Titre: Mets délicats et gros chat
Diclaimer: Rien n'est à moi.
Résumé: Croquer est tout un art. Maître Griffou a toujours été patient. Rien n'est plus important que la culmination du plaisir. Une petite histoire sur Maître Griffou, tout en démesure.
La journée semblait traîner en longueur. Le soleil était encore haut dans le ciel et dardait ses rayons ardents sur un sol poussiéreux. Peu de personnes se risquaient à emprunter l'allée qui formait une large piste sablonneuse, d'autant plus qu'elle s'arrêtait de manière abrupte à l'entrée d'une forêt.
Cependant, quelques bosquets rabougris, sans doute desséchés par le puissant soleil d'été, offrait un faible espace ombragé.
C'était suffisant pour la boule de poils blanche qui s'y reposait à l'instant. Quoique, à y regarder de plus près, ce n'était pas une simple boule mais plutôt un gros chat à l'air sinistre. Maître Griffou se prélassait avec joie dans l'herbe, bien à l'abri. Il lissait patiemment ses fines moustaches, l'œil attentif.
Il quitta pourtant l'ombre accueillante, trottinant sur ses petites pattes, pour la terrible morsure de l'astre solaire. Le yokai se hâta, n'appréciant guère plus que les humains la chaleur, le tout de sa démarche caractéristique qu'il jugeait élégante.
Bien entendu, il aurait pu se détendre encore longtemps, n'étant la faim qui le tenaillait.
Cela faisait des heures qu'il n'avait rien avalé, tout engourdi par la chaleur qu'il était.
En effet, par une telle journée, se mouvoir exigeait bien plus d'énergie.
Mais Maître Griffou n'était bien entendu pas un simple chat. C'était un redoutable yokai, que diable! Il n'allait tout de même pas laisser les éléments lui dicter sa conduite! Tout ceci n'avait que peu de prise sur sa terrible nature!
Telles étaient les pensées qui occupaient son esprit, lorsque son attention fut retenue par tout autre chose...
Ses moustaches frémirent alors d'excitation devant ce qui s'offrait à ses sens sans aucune pudeur. Deux gros oiseaux, ronds comme de petites balles couvertes de plumes s'étaient posés à quelques pas à peine de sa position. Peut être était-ce la fatigue qui les avait conduit si prêt d'un tel danger, ou encore la soif. En effet, un vieux bassin en pierre demeurait à l'entrée de la forêt. Un peu d'au devait sûrement stagner au fond.
Maître Griffou se tint coi, cherchant à ne pas effrayer ces pitoyables créatures qui finiraient leur vie dans son gosier.

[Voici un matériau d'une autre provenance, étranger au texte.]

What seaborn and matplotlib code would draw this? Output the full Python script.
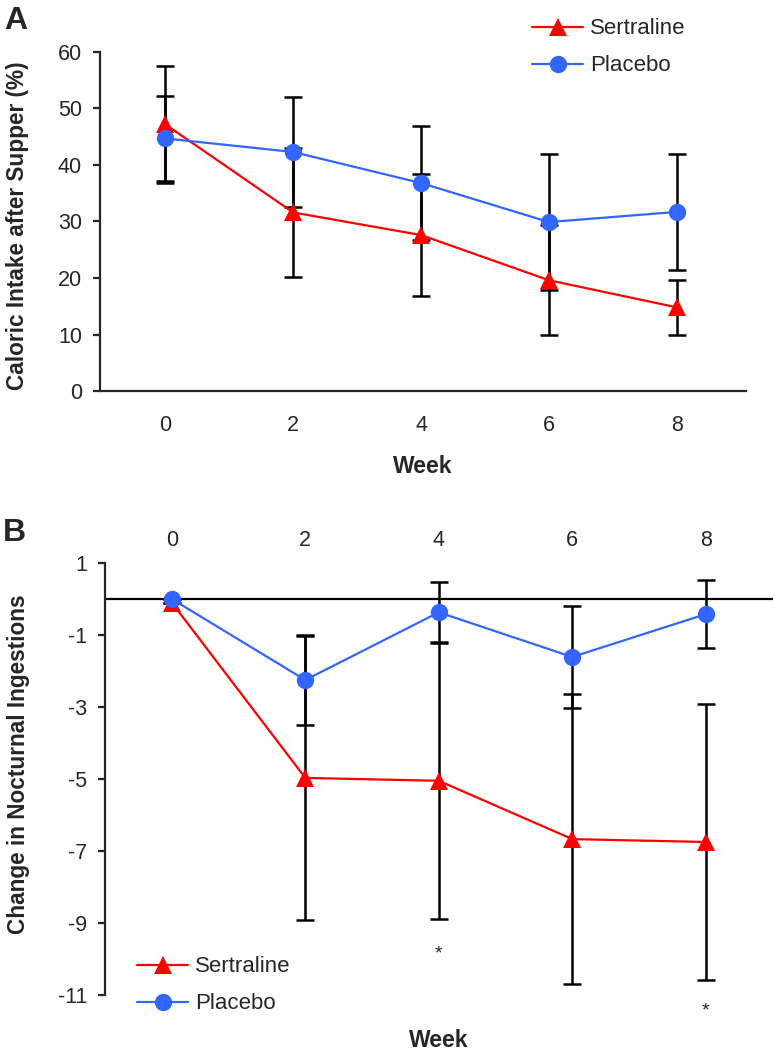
import matplotlib
matplotlib.use('Agg')
import matplotlib.pyplot as plt
import seaborn as sns

# Data
weeks = [0, 2, 4, 6, 8]
groups = ['Sertraline', 'Placebo']

# Panel A: caloric intake after supper (%), mean and SD
a_sertraline = [47.2, 31.6, 27.6, 19.6, 14.8]
a_sertraline_sd = [10.3, 11.4, 10.8, 9.7, 4.8]
a_placebo = [44.7, 42.3, 36.8, 29.9, 31.7]
a_placebo_sd = [7.5, 9.7, 10.1, 12.0, 10.3]

# Panel B: change in nocturnal ingestions, mean and SD
b_sertraline = [-0.1, -4.97, -5.05, -6.67, -6.75]
b_sertraline_sd = [0, 3.95, 3.85, 4.02, 3.83]
b_placebo = [0, -2.25, -0.37, -1.61, -0.42]
b_placebo_sd = [0, 1.24, 0.84, 1.42, 0.95]

# significance markers in panel B (week, y)
star_weeks = [4, 8]
star_y = [-9.85, -11.45]

a_yticks = [0, 10, 20, 30, 40, 50, 60]
b_yticks = [1, -1, -3, -5, -7, -9, -11]

colors = {'Sertraline': '#FF0000', 'Placebo': '#3366FF'}
markers = {'Sertraline': '^', 'Placebo': 'o'}
msize = {'Sertraline': 13, 'Placebo': 12.5}

sns.set_style('ticks')
plt.rcParams['font.family'] = ['Liberation Sans', 'DejaVu Sans']

fig = plt.figure(figsize=(7.74, 10.5), dpi=100)
ax_a = fig.add_axes([0.1292, 0.6276, 0.8346, 0.3229])
ax_b = fig.add_axes([0.1357, 0.0524, 0.8624, 0.4114])


def draw_panel(ax, series):
    # error bars first so the markers sit on top
    for name, (vals, sd) in series.items():
        ax.errorbar(weeks, vals, yerr=sd, fmt='none', ecolor='black',
                    elinewidth=1.8, capsize=6.5, capthick=1.8, zorder=2)
    for name, (vals, sd) in series.items():
        sns.lineplot(x=weeks, y=vals, ax=ax, color=colors[name],
                     marker=markers[name], markersize=msize[name],
                     markeredgewidth=0, linewidth=1.6, label=name, zorder=3)


# Panel A
draw_panel(ax_a, {'Sertraline': (a_sertraline, a_sertraline_sd),
                  'Placebo': (a_placebo, a_placebo_sd)})
ax_a.set_xlim(-1.02, 9.08)
ax_a.set_ylim(0, 60)
ax_a.set_xticks(weeks)
ax_a.set_yticks(a_yticks)
sns.despine(ax=ax_a)
for s in ['left', 'bottom']:
    ax_a.spines[s].set_linewidth(1.6)
ax_a.tick_params(axis='y', length=5, width=1.6, pad=8, labelsize=15.5)
ax_a.tick_params(axis='x', length=0, pad=17, labelsize=15.5)
ax_a.set_xlabel('Week', fontsize=16.5, fontweight='bold')
ax_a.xaxis.set_label_coords(0.5, -0.19)
ax_a.set_ylabel('Caloric Intake after Supper (%)', fontsize=16.3, fontweight='bold')
ax_a.yaxis.set_label_coords(-0.110, 0.487)
ax_a.legend(loc='upper left', bbox_to_anchor=(0.655, 1.125), frameon=False,
            fontsize=16, handlelength=2.3, handletextpad=0.3, labelspacing=0.72,
            borderaxespad=0)

# Panel B
draw_panel(ax_b, {'Sertraline': (b_sertraline, b_sertraline_sd),
                  'Placebo': (b_placebo, b_placebo_sd)})
ax_b.axhline(0, color='black', linewidth=1.6, zorder=1)
ax_b.set_xlim(-1.0, 9.0)
ax_b.set_ylim(-11, 1)
ax_b.set_xticks(weeks)
ax_b.set_yticks(b_yticks)
ax_b.set_yticklabels([str(t) for t in b_yticks])
sns.despine(ax=ax_b, bottom=True)
ax_b.spines['left'].set_linewidth(1.6)
ax_b.xaxis.tick_top()
ax_b.tick_params(axis='y', length=5, width=1.6, pad=8, labelsize=15.5)
ax_b.tick_params(axis='x', length=0, pad=9, labelsize=15.5)
ax_b.set_xlabel('Week', fontsize=16.5, fontweight='bold')
ax_b.xaxis.set_label_position('bottom')
ax_b.xaxis.set_label_coords(0.5, -0.078)
ax_b.set_ylabel('Change in Nocturnal Ingestions', fontsize=16.3, fontweight='bold')
ax_b.yaxis.set_label_coords(-0.1125, 0.535)
for wx, wy in zip(star_weeks, star_y):
    ax_b.text(wx, wy, '*', ha='center', va='center', fontsize=14, clip_on=False)
ax_b.legend(loc='upper left', bbox_to_anchor=(0.035, 0.11), frameon=False,
            fontsize=16, handlelength=2.3, handletextpad=0.3, labelspacing=0.72,
            borderaxespad=0)

fig.text(0.006, 0.994, 'A', fontsize=23, fontweight='bold', va='top', ha='left')
fig.text(0.004, 0.507, 'B', fontsize=23, fontweight='bold', va='top', ha='left')

fig.savefig('out.png', dpi=100)
plt.close(fig)
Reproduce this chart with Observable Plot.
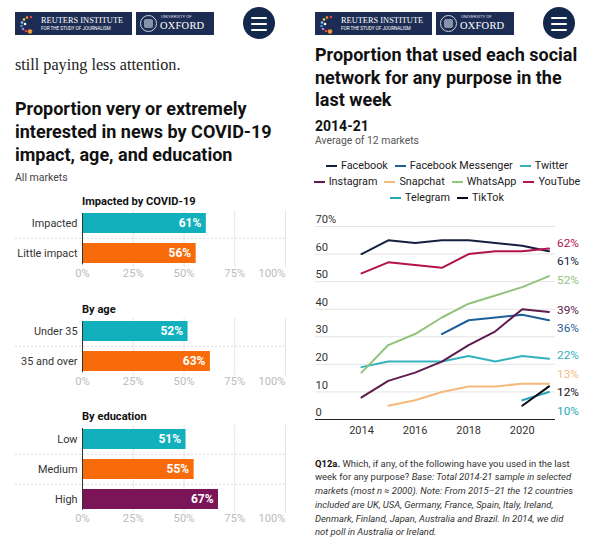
<!DOCTYPE html>
<html><head><meta charset="utf-8">
<script src="https://cdn.jsdelivr.net/npm/d3@7"></script>
<script src="https://cdn.jsdelivr.net/npm/@observablehq/plot@0.6"></script>
<style>
body{margin:0;background:#fff;font-family:Roboto,sans-serif;color:#222}
#page{position:relative;width:600px;height:537px;overflow:hidden;background:#fff}
.col{position:absolute;top:0;width:300px;height:537px}
.abs{position:absolute;white-space:nowrap}
.box{position:absolute;top:12px;height:23px;background:#1c2c52;overflow:hidden}
.menu{position:absolute;left:243px;top:7px;width:32px;height:32px;border-radius:50%;background:#14284b}
.menu span{position:absolute;left:8px;width:16px;height:2.5px;background:#fff;border-radius:1px}
.title{font-weight:700;font-size:18px;line-height:23px;color:#111}
.lg{display:flex;flex-wrap:wrap;justify-content:center;column-gap:7px;row-gap:0;font-size:10.8px;line-height:16px;color:#222}
.lg div{display:flex;align-items:center;gap:4px}
.lg i{display:inline-block;width:11px;height:2.5px}
svg{display:block}
</style></head>
<body><div id="page">
<div class="col" id="left" style="left:0"></div>
<div class="col" id="right" style="left:300px"></div>
</div>
<script>
// ---------- data ----------
const barGroupTitles = ["Impacted by COVID-19", "By age", "By education"];
const covidCats = ["Impacted", "Little impact"];
const covidVals = [61, 56];
const ageCats = ["Under 35", "35 and over"];
const ageVals = [52, 63];
const eduCats = ["Low", "Medium", "High"];
const eduVals = [51, 55, 67];
const barTicks = [0, 25, 50, 75, 100];

const years = [2014, 2015, 2016, 2017, 2018, 2019, 2020, 2021];
const networks = ["Facebook", "Facebook Messenger", "Twitter", "Instagram", "Snapchat", "WhatsApp", "YouTube", "Telegram", "TikTok"];
const facebook  = [60, 65, 64, 65, 65, 64, 63, 61];
const messenger = [null, null, null, 31, 36, 37, 38, 36];
const twitter   = [19, 21, 21, 21, 23, 21, 23, 22];
const instagram = [8, 14, 17, 21, 27, 32, 40, 39];
const snapchat  = [null, 5, 7, 10, 12, 12, 13, 13];
const whatsapp  = [17, 27, 31, 37, 42, 45, 48, 52];
const youtube   = [53, 57, 56, 55, 60, 61, 61, 62];
const telegram  = [null, null, null, null, null, null, 7, 10];
const tiktok    = [null, null, null, null, null, null, 5, 12];
const lineXTicks = [2014, 2016, 2018, 2020];
const lineYTicks = [0, 10, 20, 30, 40, 50, 60, 70];

// ---------- styles ----------
const barColors = ["#12b0bd", "#f76b0a", "#7b1558"];
const netColors = ["#14203f", "#1d5e9b", "#33b2be", "#5e1b4f", "#f3ba7c", "#92c37c", "#b3124c", "#2aa6b6", "#0b0b18"];
const FONT = "Roboto, sans-serif";

// ---------- header ----------
function header(col) {
  const dots = ["#e9423a","#f39a2c","#f6d14b","#8fc8e8","#3aa0d8","#c27ad0","#e9423a","#f39a2c","#ffffff"];
  let dotSvg = '<svg width="16" height="20" style="position:absolute;left:4px;top:2px">';
  const pts = [[12,3],[8,3.5],[5,5.5],[3,8.5],[2.5,12],[4,15],[7,17],[11,17.5],[6,10]];
  pts.forEach((p, i) => dotSvg += `<circle cx="${p[0]}" cy="${p[1]}" r="${i===7?2.3:1.3}" fill="${dots[i]}"/>`);
  dotSvg += '</svg>';
  col.insertAdjacentHTML("beforeend", `
  <div class="box" style="left:15px;width:117px">${dotSvg}
    <div class="abs" style="left:26px;top:3.5px;font-family:'Liberation Serif',serif;font-size:8.4px;color:#fff">REUTERS INSTITUTE</div>
    <div class="abs" style="left:26px;top:14px;font-size:4.6px;color:#fff">FOR THE STUDY OF JOURNALISM</div>
  </div>
  <div class="box" style="left:136px;width:78px">
    <div class="abs" style="left:4px;top:3px;width:15px;height:15px;border:1px solid #cfd5e0;border-radius:50%"></div>
    <div class="abs" style="left:8px;top:7px;width:9px;height:9px;background:#8893aa;border-radius:2px"></div>
    <div class="abs" style="left:25px;top:2px;font-size:4.4px;color:#dde">UNIVERSITY OF</div>
    <div class="abs" style="left:24px;top:7.5px;font-family:'Liberation Serif',serif;font-size:10.5px;color:#fff;letter-spacing:0.2px">OXFORD</div>
  </div>
  <div class="menu"><span style="top:9.5px"></span><span style="top:15.5px"></span><span style="top:21.5px"></span></div>`);
}

const left = document.getElementById("left");
const right = document.getElementById("right");
header(left);
header(right);

// ---------- left column texts ----------
left.insertAdjacentHTML("beforeend", `
<div class="abs" style="left:15px;top:55px;font-family:'Liberation Serif',serif;font-size:16.2px;line-height:20px;color:#222">still paying less attention.</div>
<div class="abs title" style="left:15px;top:97px">Proportion very or extremely<br>interested in news by COVID-19<br>impact, age, and education</div>
<div class="abs" style="left:15px;top:171px;font-size:10.5px;line-height:13px;color:#444">All markets</div>`);

const groups = [
  {title: barGroupTitles[0], cats: covidCats, vals: covidVals, top: 206.7},
  {title: barGroupTitles[1], cats: ageCats, vals: ageVals, top: 314.7},
  {title: barGroupTitles[2], cats: eduCats, vals: eduVals, top: 422}
];
const PI = 0.32, PO = 0.1, MT = 3, MB = 20, STEP = 30.5;
groups.forEach((g, gi) => {
  const n = g.cats.length;
  const H = MT + MB + STEP * (n - PI + 2 * PO);
  const rows = g.cats.map((c, i) => ({cat: c, value: g.vals[i], color: barColors[i]}));
  const plot = Plot.plot({
    width: 300, height: H,
    marginLeft: 82, marginRight: 15, marginTop: MT, marginBottom: MB,
    style: {fontFamily: FONT, fontSize: "10.9px", color: "#333", overflow: "visible", background: "transparent"},
    x: {domain: [0, 100], axis: null},
    y: {domain: g.cats, paddingInner: PI, paddingOuter: PO, tickSize: 0, tickPadding: 5, label: null},
    color: {type: "identity"},
    marks: [
      Plot.ruleX(barTicks.slice(1), {stroke: "#e6e6e6"}),
      Plot.ruleY(g.cats.slice(1), {y: d => d, dy: -STEP / 2, stroke: "#d8d8d8", strokeDasharray: "2,2", insetLeft: -67, insetRight: -2}),
      Plot.barX(rows, {x: "value", y: "cat", fill: "color"}),
      Plot.ruleX([0], {stroke: "#333", insetTop: 3, insetBottom: 3}),
      Plot.text(rows, {x: "value", y: "cat", text: d => d.value + "%", textAnchor: "end", dx: -5, fill: "white", fontWeight: "bold", fontSize: 12}),
      Plot.text(barTicks.slice(0, -1), {x: d => d, frameAnchor: "bottom", dy: 9, text: d => d + "%", fill: "#bbb", fontSize: 11.2}),
      Plot.text(barTicks.slice(-1), {x: d => d, frameAnchor: "bottom", dy: 9, text: d => d + "%", textAnchor: "end", fill: "#bbb", fontSize: 11.2})
    ]
  });
  const wrap = document.createElement("div");
  wrap.className = "abs";
  wrap.style.left = "0px";
  wrap.style.top = g.top + "px";
  wrap.appendChild(plot);
  left.appendChild(wrap);
  left.insertAdjacentHTML("beforeend", `<div class="abs" style="left:82px;top:${g.top - 12}px;font-size:11.1px;line-height:14px;font-weight:700;color:#111">${g.title}</div>`);
});

// ---------- right column texts ----------
right.insertAdjacentHTML("beforeend", `
<div class="abs title" style="left:15px;top:44px;line-height:22.7px">Proportion that used each social<br>network for any purpose in the<br>last week</div>
<div class="abs" style="left:15px;top:118px;font-size:14px;line-height:16px;font-weight:700;color:#111">2014-21</div>
<div class="abs" style="left:15px;top:133.5px;font-size:10.4px;line-height:13px;color:#555">Average of 12 markets</div>
<div class="abs" style="left:15px;top:456.5px;font-size:9.45px;line-height:13.75px;color:#333"><b style="color:#111">Q12a.</b> Which, if any, of the following have you used in the last<br>week for any purpose? <i>Base: Total 2014-21 sample in selected<br>markets (most n ≈ 2000). Note: From 2015–21 the 12 countries<br>included are UK, USA, Germany, France, Spain, Italy, Ireland,<br>Denmark, Finland, Japan, Australia and Brazil. In 2014, we did<br>not poll in Australia or Ireland.</i></div>`);

// legend
const lg = document.createElement("div");
lg.className = "lg abs";
lg.style.left = "2px"; lg.style.top = "158px"; lg.style.width = "290px"; lg.style.whiteSpace = "normal";
networks.forEach((n, i) => {
  const it = document.createElement("div");
  it.innerHTML = `<i style="background:${netColors[i]}"></i><span>${n}</span>`;
  lg.appendChild(it);
});
right.appendChild(lg);

// ---------- line chart ----------
const seriesVals = [facebook, messenger, twitter, instagram, snapchat, whatsapp, youtube, telegram, tiktok];
const lineRows = [];
seriesVals.forEach((s, k) => s.forEach((v, i) => { if (v != null) lineRows.push({network: networks[k], year: years[i], value: v}); }));

const LW = 300, LH = 232, LMT = 14, LMB = 25;
const yScale = Plot.scale({y: {domain: [0, 70], range: [LH - LMB, LMT]}});
const ends = seriesVals.map((s, k) => ({network: networks[k], year: years[years.length - 1], value: s[s.length - 1]}));
// dodge end labels in pixel space
const px = ends.map(d => yScale.apply(d.value));
const order = px.map((_, i) => i).sort((a, b) => px[a] - px[b]);
const GAP = 18.5;
for (let it = 0; it < 300; it++) {
  for (let k = 0; k < order.length - 1; k++) {
    const a = order[k], b = order[k + 1];
    const d = px[b] - px[a];
    if (d < GAP) { const m = (GAP - d) / 2; px[a] -= m; px[b] += m; }
  }
}
ends.forEach((d, i) => d.labelY = yScale.invert(px[i]));

const linePlot = Plot.plot({
  width: LW, height: LH,
  marginLeft: 15, marginRight: 45, marginTop: LMT, marginBottom: LMB,
  style: {fontFamily: FONT, fontSize: "11px", color: "#333", overflow: "visible", background: "transparent"},
  x: {domain: [2014, 2021], insetLeft: 46, insetRight: 6.5, ticks: lineXTicks, tickFormat: d => String(d), tickSize: 0, tickPadding: 7, label: null},
  y: {domain: [0, 70], axis: null},
  color: {domain: networks, range: netColors},
  marks: [
    Plot.ruleY(lineYTicks.slice(1), {stroke: "#e4e4e4"}),
    Plot.ruleY([0], {stroke: "#222"}),
    Plot.text(lineYTicks, {y: d => d, frameAnchor: "left", textAnchor: "start", dy: -7, text: d => d === 70 ? "70%" : String(d), fill: "#333", fontSize: 11.2}),
    Plot.line(lineRows, {x: "year", y: "value", z: "network", stroke: "network", strokeWidth: 2}),
    Plot.text(ends, {x: "year", y: "labelY", text: d => d.value + "%", fill: "network", textAnchor: "start", dx: 8, dy: 3, fontSize: 11.8})
  ]
});
const lw = document.createElement("div");
lw.className = "abs";
lw.style.left = "0px"; lw.style.top = "212px";
lw.appendChild(linePlot);
right.appendChild(lw);
</script>
</body></html>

Quel plaisir aurait-il à croquer ces délicieux imprudents! Ce devait être le destin qui les avaient placés sur sa route. Maître Griffou n'était autre que la cruelle fatalité qui allait s'abattre sur eux, telle la misère sur le pauvre monde.
Mais croquer était tout un art, qui nécessitait un peu de préparation. Tout d'abord, il devait se glisser auprès d'eux, d'une démarche silencieuse et souple. Sans quoi, les deux piafs s'envoleraient, et avec eux, son précieux goûter!
Il lui fallait donc agir avec la plus grande prudence.
Avide de planter ses crocs dans la tendre chair de ce menu fretin, Maître Griffou bondit sur ses proies... Pour ne trouver que le sol entre ses pattes !
- Maître Griffou?
Cette voix... Natsume! Ce maudit humain avait fait fuir son déjeuner! Les deux oiseaux étaient déjà hors d'atteinte, à son grand regret.
- Stupide gamin! maugréa-t-il dans ses moustaches. Natsume ignora ses reproches et s'approcha du yokai qui ronchonnait toujours, se lamentant sur le succulent repas qui s'envolait au loin.
- Ça fait des heures que je te cherche. Madame Fujiwara croyait que tu t'étais perdu, commença le garçon.
- Figure-toi que j'allais faire bombance, après avoir patiemment débusqué ces deux volatiles, lorsque tu as tout gâché, misérable humain! Le garçon fronça les sourcils puis sourit, plutôt que de s'emporter.
- Oh si ce n'est que ça...Tôko t'a préparé quelque chose qui devrait te plaire, vieux ronchon. Mais je ne sais pas si ça t'intéresse tant que ça, après tout. Il prit alors le chemin de la maison, sans attendre son (pénible) garde du corps.
- Mais il fallait le dire tout de suite! s'écria le yokai, s'élança sur les pas du jeune homme. Elle m'a préparé du calamar frit? De la seiche grillée peut-être? A moins que ce ne soit du porc sauté, supposa le chat très sérieusement, salivant d'avance à l'énumération de ces plats divers et variés.
- Tu verra bien! conclu Natsume, partagé entre l'amusement et l'exaspération.